## EXERCISE PROMPT
Take the material below and retype it in full; pictures are left out.

## INFORMATION SUPPLIED
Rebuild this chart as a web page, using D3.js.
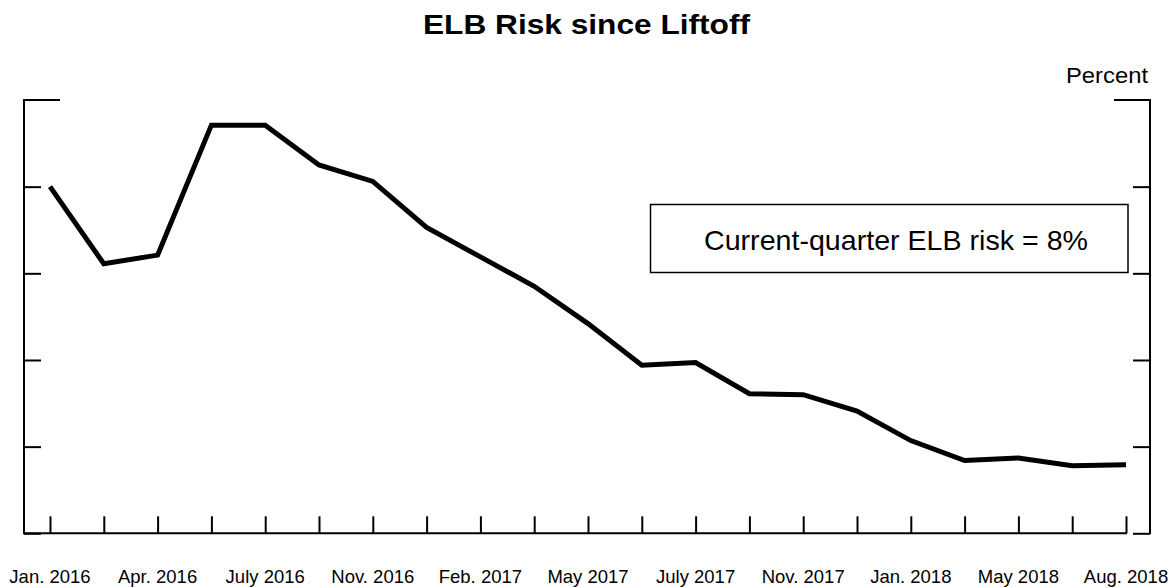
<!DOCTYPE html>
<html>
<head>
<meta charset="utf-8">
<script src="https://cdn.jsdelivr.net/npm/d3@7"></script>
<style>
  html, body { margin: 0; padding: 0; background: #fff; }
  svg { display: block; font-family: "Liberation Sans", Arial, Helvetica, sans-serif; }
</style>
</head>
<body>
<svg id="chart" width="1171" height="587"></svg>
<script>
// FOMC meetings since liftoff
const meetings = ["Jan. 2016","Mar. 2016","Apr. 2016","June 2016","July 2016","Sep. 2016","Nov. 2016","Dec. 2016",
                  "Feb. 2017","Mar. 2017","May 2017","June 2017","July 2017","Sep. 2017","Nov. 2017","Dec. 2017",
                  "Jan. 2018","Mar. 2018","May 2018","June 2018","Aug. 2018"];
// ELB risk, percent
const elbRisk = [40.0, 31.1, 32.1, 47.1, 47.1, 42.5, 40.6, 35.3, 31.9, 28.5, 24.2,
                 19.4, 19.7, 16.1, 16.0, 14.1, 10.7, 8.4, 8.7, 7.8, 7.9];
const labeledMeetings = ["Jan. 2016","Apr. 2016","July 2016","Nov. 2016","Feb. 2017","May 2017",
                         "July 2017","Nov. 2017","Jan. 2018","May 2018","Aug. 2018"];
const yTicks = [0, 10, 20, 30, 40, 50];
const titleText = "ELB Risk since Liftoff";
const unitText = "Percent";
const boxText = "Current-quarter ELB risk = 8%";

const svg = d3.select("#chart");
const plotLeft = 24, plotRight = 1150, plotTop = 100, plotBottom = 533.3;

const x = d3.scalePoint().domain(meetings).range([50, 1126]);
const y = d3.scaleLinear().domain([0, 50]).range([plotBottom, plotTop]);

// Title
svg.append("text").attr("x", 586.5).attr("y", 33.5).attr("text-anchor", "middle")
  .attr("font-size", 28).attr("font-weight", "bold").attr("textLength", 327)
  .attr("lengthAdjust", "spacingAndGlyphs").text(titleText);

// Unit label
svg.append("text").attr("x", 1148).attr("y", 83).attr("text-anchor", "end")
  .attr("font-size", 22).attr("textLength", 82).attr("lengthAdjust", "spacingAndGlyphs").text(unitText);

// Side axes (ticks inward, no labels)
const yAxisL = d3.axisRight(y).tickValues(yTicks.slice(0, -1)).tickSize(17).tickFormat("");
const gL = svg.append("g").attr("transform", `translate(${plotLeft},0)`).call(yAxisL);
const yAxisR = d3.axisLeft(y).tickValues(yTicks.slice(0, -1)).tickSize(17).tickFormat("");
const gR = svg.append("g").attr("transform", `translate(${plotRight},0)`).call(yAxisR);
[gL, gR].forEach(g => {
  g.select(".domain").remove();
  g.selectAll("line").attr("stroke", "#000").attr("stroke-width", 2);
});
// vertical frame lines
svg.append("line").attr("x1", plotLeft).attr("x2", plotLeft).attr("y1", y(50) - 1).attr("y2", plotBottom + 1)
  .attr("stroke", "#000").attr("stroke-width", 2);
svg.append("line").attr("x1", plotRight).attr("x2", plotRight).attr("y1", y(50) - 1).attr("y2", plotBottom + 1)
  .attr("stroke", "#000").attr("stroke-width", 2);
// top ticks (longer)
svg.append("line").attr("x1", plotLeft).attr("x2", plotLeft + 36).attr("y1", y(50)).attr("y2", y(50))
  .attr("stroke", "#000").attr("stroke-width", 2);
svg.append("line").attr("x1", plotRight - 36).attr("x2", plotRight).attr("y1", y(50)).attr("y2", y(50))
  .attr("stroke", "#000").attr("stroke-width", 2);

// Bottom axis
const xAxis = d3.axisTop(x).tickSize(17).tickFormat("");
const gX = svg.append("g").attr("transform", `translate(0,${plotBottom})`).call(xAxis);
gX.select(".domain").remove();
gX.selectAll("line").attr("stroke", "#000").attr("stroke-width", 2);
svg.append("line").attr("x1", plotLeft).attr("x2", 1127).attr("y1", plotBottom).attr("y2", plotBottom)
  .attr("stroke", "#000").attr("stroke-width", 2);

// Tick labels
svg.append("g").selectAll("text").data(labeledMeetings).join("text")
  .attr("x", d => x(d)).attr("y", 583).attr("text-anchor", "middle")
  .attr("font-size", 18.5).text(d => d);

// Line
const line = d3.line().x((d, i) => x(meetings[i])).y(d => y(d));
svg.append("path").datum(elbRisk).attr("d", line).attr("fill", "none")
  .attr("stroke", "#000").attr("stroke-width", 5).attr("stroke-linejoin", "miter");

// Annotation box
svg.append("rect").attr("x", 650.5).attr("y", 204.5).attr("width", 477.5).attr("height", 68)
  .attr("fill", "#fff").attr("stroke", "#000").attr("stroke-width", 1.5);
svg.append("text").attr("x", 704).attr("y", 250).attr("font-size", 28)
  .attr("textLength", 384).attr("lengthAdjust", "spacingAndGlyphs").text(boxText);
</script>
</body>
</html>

## FINISHED ANSWER
Rebuild this chart as a web page, using D3.js.
<!DOCTYPE html>
<html>
<head>
<meta charset="utf-8">
<script src="https://cdn.jsdelivr.net/npm/d3@7"></script>
<style>
  html, body { margin: 0; padding: 0; background: #fff; }
  svg { display: block; font-family: "Liberation Sans", Arial, Helvetica, sans-serif; }
</style>
</head>
<body>
<svg id="chart" width="1171" height="587"></svg>
<script>
// FOMC meetings since liftoff
const meetings = ["Jan. 2016","Mar. 2016","Apr. 2016","June 2016","July 2016","Sep. 2016","Nov. 2016","Dec. 2016",
                  "Feb. 2017","Mar. 2017","May 2017","June 2017","July 2017","Sep. 2017","Nov. 2017","Dec. 2017",
                  "Jan. 2018","Mar. 2018","May 2018","June 2018","Aug. 2018"];
// ELB risk, percent
const elbRisk = [40.0, 31.1, 32.1, 47.1, 47.1, 42.5, 40.6, 35.3, 31.9, 28.5, 24.2,
                 19.4, 19.7, 16.1, 16.0, 14.1, 10.7, 8.4, 8.7, 7.8, 7.9];
const labeledMeetings = ["Jan. 2016","Apr. 2016","July 2016","Nov. 2016","Feb. 2017","May 2017",
                         "July 2017","Nov. 2017","Jan. 2018","May 2018","Aug. 2018"];
const yTicks = [0, 10, 20, 30, 40, 50];
const titleText = "ELB Risk since Liftoff";
const unitText = "Percent";
const boxText = "Current-quarter ELB risk = 8%";

const svg = d3.select("#chart");
const plotLeft = 24, plotRight = 1150, plotTop = 100, plotBottom = 533.3;

const x = d3.scalePoint().domain(meetings).range([50, 1126]);
const y = d3.scaleLinear().domain([0, 50]).range([plotBottom, plotTop]);

// Title
svg.append("text").attr("x", 586.5).attr("y", 33.5).attr("text-anchor", "middle")
  .attr("font-size", 28).attr("font-weight", "bold").attr("textLength", 327)
  .attr("lengthAdjust", "spacingAndGlyphs").text(titleText);

// Unit label
svg.append("text").attr("x", 1148).attr("y", 83).attr("text-anchor", "end")
  .attr("font-size", 22).attr("textLength", 82).attr("lengthAdjust", "spacingAndGlyphs").text(unitText);

// Side axes (ticks inward, no labels)
const yAxisL = d3.axisRight(y).tickValues(yTicks.slice(0, -1)).tickSize(17).tickFormat("");
const gL = svg.append("g").attr("transform", `translate(${plotLeft},0)`).call(yAxisL);
const yAxisR = d3.axisLeft(y).tickValues(yTicks.slice(0, -1)).tickSize(17).tickFormat("");
const gR = svg.append("g").attr("transform", `translate(${plotRight},0)`).call(yAxisR);
[gL, gR].forEach(g => {
  g.select(".domain").remove();
  g.selectAll("line").attr("stroke", "#000").attr("stroke-width", 2);
});
// vertical frame lines
svg.append("line").attr("x1", plotLeft).attr("x2", plotLeft).attr("y1", y(50) - 1).attr("y2", plotBottom + 1)
  .attr("stroke", "#000").attr("stroke-width", 2);
svg.append("line").attr("x1", plotRight).attr("x2", plotRight).attr("y1", y(50) - 1).attr("y2", plotBottom + 1)
  .attr("stroke", "#000").attr("stroke-width", 2);
// top ticks (longer)
svg.append("line").attr("x1", plotLeft).attr("x2", plotLeft + 36).attr("y1", y(50)).attr("y2", y(50))
  .attr("stroke", "#000").attr("stroke-width", 2);
svg.append("line").attr("x1", plotRight - 36).attr("x2", plotRight).attr("y1", y(50)).attr("y2", y(50))
  .attr("stroke", "#000").attr("stroke-width", 2);

// Bottom axis
const xAxis = d3.axisTop(x).tickSize(17).tickFormat("");
const gX = svg.append("g").attr("transform", `translate(0,${plotBottom})`).call(xAxis);
gX.select(".domain").remove();
gX.selectAll("line").attr("stroke", "#000").attr("stroke-width", 2);
svg.append("line").attr("x1", plotLeft).attr("x2", 1127).attr("y1", plotBottom).attr("y2", plotBottom)
  .attr("stroke", "#000").attr("stroke-width", 2);

// Tick labels
svg.append("g").selectAll("text").data(labeledMeetings).join("text")
  .attr("x", d => x(d)).attr("y", 583).attr("text-anchor", "middle")
  .attr("font-size", 18.5).text(d => d);

// Line
const line = d3.line().x((d, i) => x(meetings[i])).y(d => y(d));
svg.append("path").datum(elbRisk).attr("d", line).attr("fill", "none")
  .attr("stroke", "#000").attr("stroke-width", 5).attr("stroke-linejoin", "miter");

// Annotation box
svg.append("rect").attr("x", 650.5).attr("y", 204.5).attr("width", 477.5).attr("height", 68)
  .attr("fill", "#fff").attr("stroke", "#000").attr("stroke-width", 1.5);
svg.append("text").attr("x", 704).attr("y", 250).attr("font-size", 28)
  .attr("textLength", 384).attr("lengthAdjust", "spacingAndGlyphs").text(boxText);
</script>
</body>
</html>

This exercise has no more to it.